What you will do> Give the entries back exactly, dropping each image.

(Records with drawing code)
(begin)
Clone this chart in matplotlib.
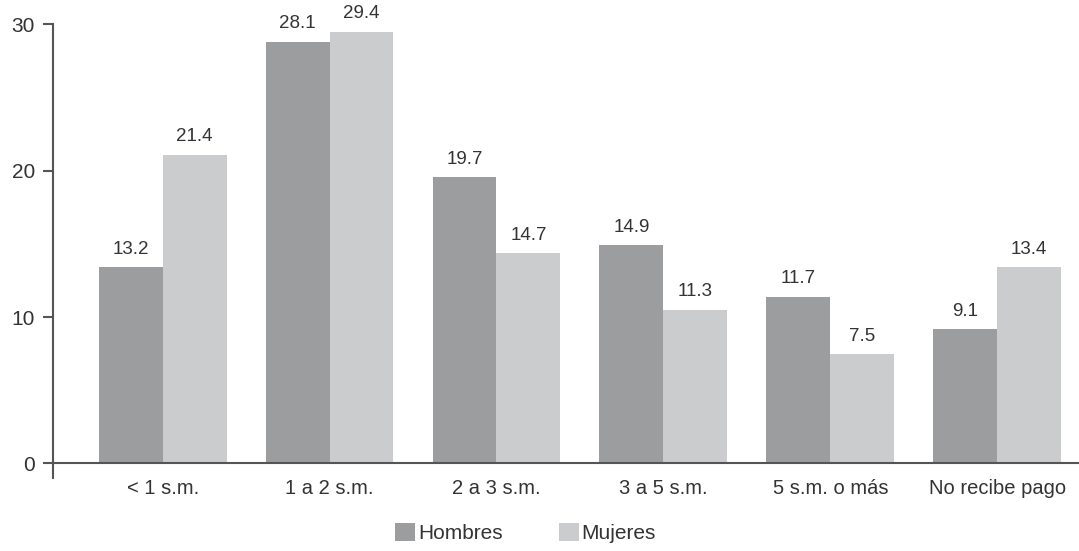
import matplotlib
matplotlib.use("Agg")
import matplotlib.pyplot as plt
import numpy as np

# Datos
categorias = ["< 1 s.m.", "1 a 2 s.m.", "2 a 3 s.m.", "3 a 5 s.m.", "5 s.m. o más", "No recibe pago"]
# alturas de las barras tal como aparecen en el gráfico
hombres = [13.4, 28.8, 19.55, 14.9, 11.4, 9.15]
mujeres = [21.1, 29.5, 14.35, 10.5, 7.45, 13.4]
# valores impresos encima de las barras
etiquetas_h = ["13.2", "28.1", "19.7", "14.9", "11.7", "9.1"]
etiquetas_m = ["21.4", "29.4", "14.7", "11.3", "7.5", "13.4"]
yticks = [0, 10, 20, 30]

col_h = "#9c9d9f"
col_m = "#cbcccd"
col_txt = "#333333"
col_eje = "#555555"

plt.rcParams['font.family'] = ['Liberation Sans', 'DejaVu Sans']

fig = plt.figure(figsize=(10.79, 5.51), dpi=100)
ax = fig.add_axes([53.3/1079, 1 - 477.7/551, 1 - 53.3/1079, (477.7 - 24.3)/551])

x = np.arange(len(categorias))
w = 0.383
bh = ax.bar(x - w/2, hombres, w, color=col_h, label="Hombres")
bm = ax.bar(x + w/2, mujeres, w, color=col_m, label="Mujeres")

for barras, textos in [(bh, etiquetas_h), (bm, etiquetas_m)]:
    for rect, txt in zip(barras, textos):
        ax.annotate(txt, (rect.get_x() + rect.get_width()/2, rect.get_height()),
                    xytext=(0, 7), textcoords="offset points", ha="center", va="bottom",
                    fontsize=13.5, color=col_txt, annotation_clip=False)

ax.set_xlim(-0.655, 5.49)
ax.set_ylim(-0.98, 30)
ax.set_yticks(yticks)
ax.set_xticks(x)
ax.set_xticklabels(categorias)

for s in ["top", "right"]:
    ax.spines[s].set_visible(False)
ax.spines["bottom"].set_position(("data", 0))
for s in ["left", "bottom"]:
    ax.spines[s].set_color(col_eje)
    ax.spines[s].set_linewidth(1.5)

ax.tick_params(axis="y", length=7.2, width=1.5, color=col_eje, pad=6, labelsize=15, labelcolor=col_txt)
ax.tick_params(axis="x", length=0, pad=11, labelsize=14.5, labelcolor=col_txt)

fig.legend(handles=[bh, bm], labels=["Hombres", "Mujeres"], loc="center left",
           bbox_to_anchor=(395/1079, 1 - 533/551), ncol=2, frameon=False, borderpad=0,
           borderaxespad=0, fontsize=15, handlelength=0.95, handleheight=0.95,
           handletextpad=0.15, columnspacing=2.7, labelcolor=col_txt)

plt.savefig("out.png", dpi=100)
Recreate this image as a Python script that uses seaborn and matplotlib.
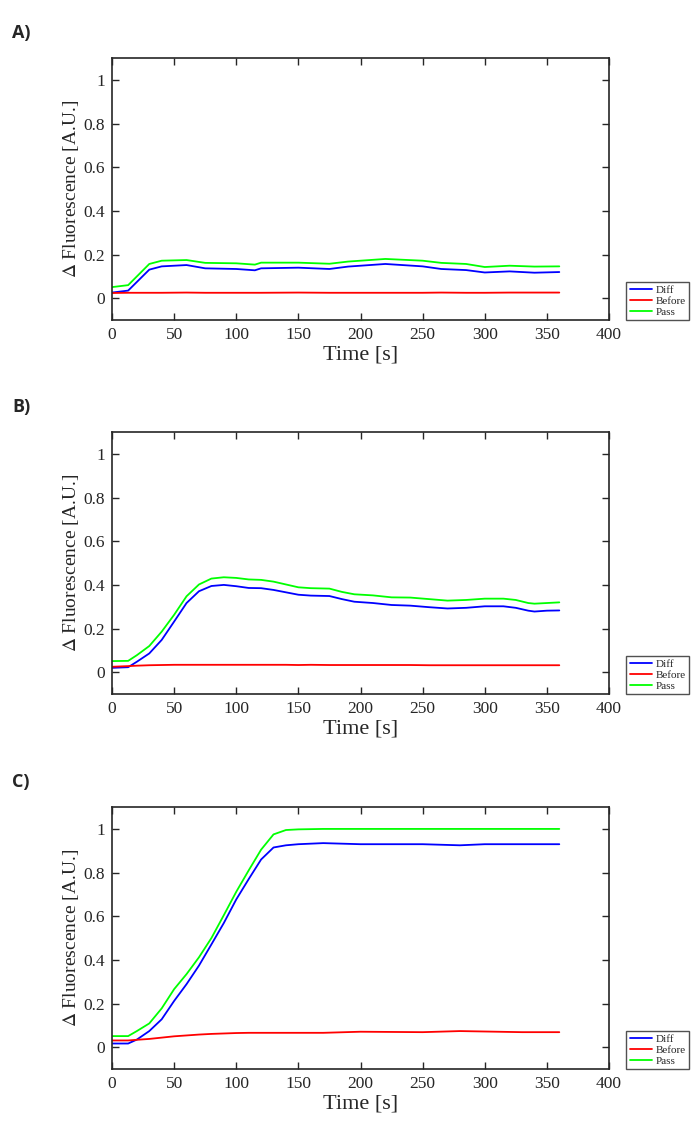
(end)
Exercise solution>
Clone this chart in matplotlib.
import matplotlib
matplotlib.use("Agg")
import matplotlib.pyplot as plt
import numpy as np

# Datos
categorias = ["< 1 s.m.", "1 a 2 s.m.", "2 a 3 s.m.", "3 a 5 s.m.", "5 s.m. o más", "No recibe pago"]
# alturas de las barras tal como aparecen en el gráfico
hombres = [13.4, 28.8, 19.55, 14.9, 11.4, 9.15]
mujeres = [21.1, 29.5, 14.35, 10.5, 7.45, 13.4]
# valores impresos encima de las barras
etiquetas_h = ["13.2", "28.1", "19.7", "14.9", "11.7", "9.1"]
etiquetas_m = ["21.4", "29.4", "14.7", "11.3", "7.5", "13.4"]
yticks = [0, 10, 20, 30]

col_h = "#9c9d9f"
col_m = "#cbcccd"
col_txt = "#333333"
col_eje = "#555555"

plt.rcParams['font.family'] = ['Liberation Sans', 'DejaVu Sans']

fig = plt.figure(figsize=(10.79, 5.51), dpi=100)
ax = fig.add_axes([53.3/1079, 1 - 477.7/551, 1 - 53.3/1079, (477.7 - 24.3)/551])

x = np.arange(len(categorias))
w = 0.383
bh = ax.bar(x - w/2, hombres, w, color=col_h, label="Hombres")
bm = ax.bar(x + w/2, mujeres, w, color=col_m, label="Mujeres")

for barras, textos in [(bh, etiquetas_h), (bm, etiquetas_m)]:
    for rect, txt in zip(barras, textos):
        ax.annotate(txt, (rect.get_x() + rect.get_width()/2, rect.get_height()),
                    xytext=(0, 7), textcoords="offset points", ha="center", va="bottom",
                    fontsize=13.5, color=col_txt, annotation_clip=False)

ax.set_xlim(-0.655, 5.49)
ax.set_ylim(-0.98, 30)
ax.set_yticks(yticks)
ax.set_xticks(x)
ax.set_xticklabels(categorias)

for s in ["top", "right"]:
    ax.spines[s].set_visible(False)
ax.spines["bottom"].set_position(("data", 0))
for s in ["left", "bottom"]:
    ax.spines[s].set_color(col_eje)
    ax.spines[s].set_linewidth(1.5)

ax.tick_params(axis="y", length=7.2, width=1.5, color=col_eje, pad=6, labelsize=15, labelcolor=col_txt)
ax.tick_params(axis="x", length=0, pad=11, labelsize=14.5, labelcolor=col_txt)

fig.legend(handles=[bh, bm], labels=["Hombres", "Mujeres"], loc="center left",
           bbox_to_anchor=(395/1079, 1 - 533/551), ncol=2, frameon=False, borderpad=0,
           borderaxespad=0, fontsize=15, handlelength=0.95, handleheight=0.95,
           handletextpad=0.15, columnspacing=2.7, labelcolor=col_txt)

plt.savefig("out.png", dpi=100)
Recreate this image as a Python script that uses seaborn and matplotlib.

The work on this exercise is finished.